In 1971, Nixon announced that foreign-held US dollars would no longer be convertible to gold. And that was the end of the gold standard. Since then, American imperial power is based on a perpetual debt – a promise to its own people and nations across the world! Fiat money backed by public trust. When it needs money, it prints it! And the premise that some of us have to pay our debts and some of us don’t.

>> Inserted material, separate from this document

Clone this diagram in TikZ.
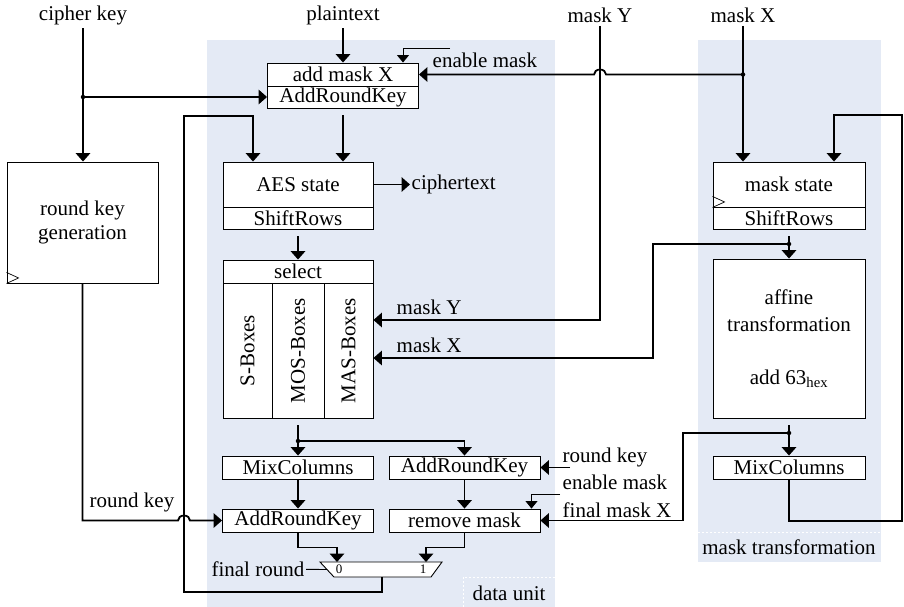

Thus, a book that has world history, religion, the state and the military, and yes, the origin of money. It isn’t as though I can absorb or understand all the contexts and perspectives that Graeber offers in his books. But I read it for three things – one is that he provides view that is starkly original, different and thought-provoking as compared to prevalent narratives, the second is that his research quality is so good that even though I may not comprehend everything, there are bits that are amazing information/insights, and the third is that is that he is incredibly empathetic and earnest about how things should be better for everyone.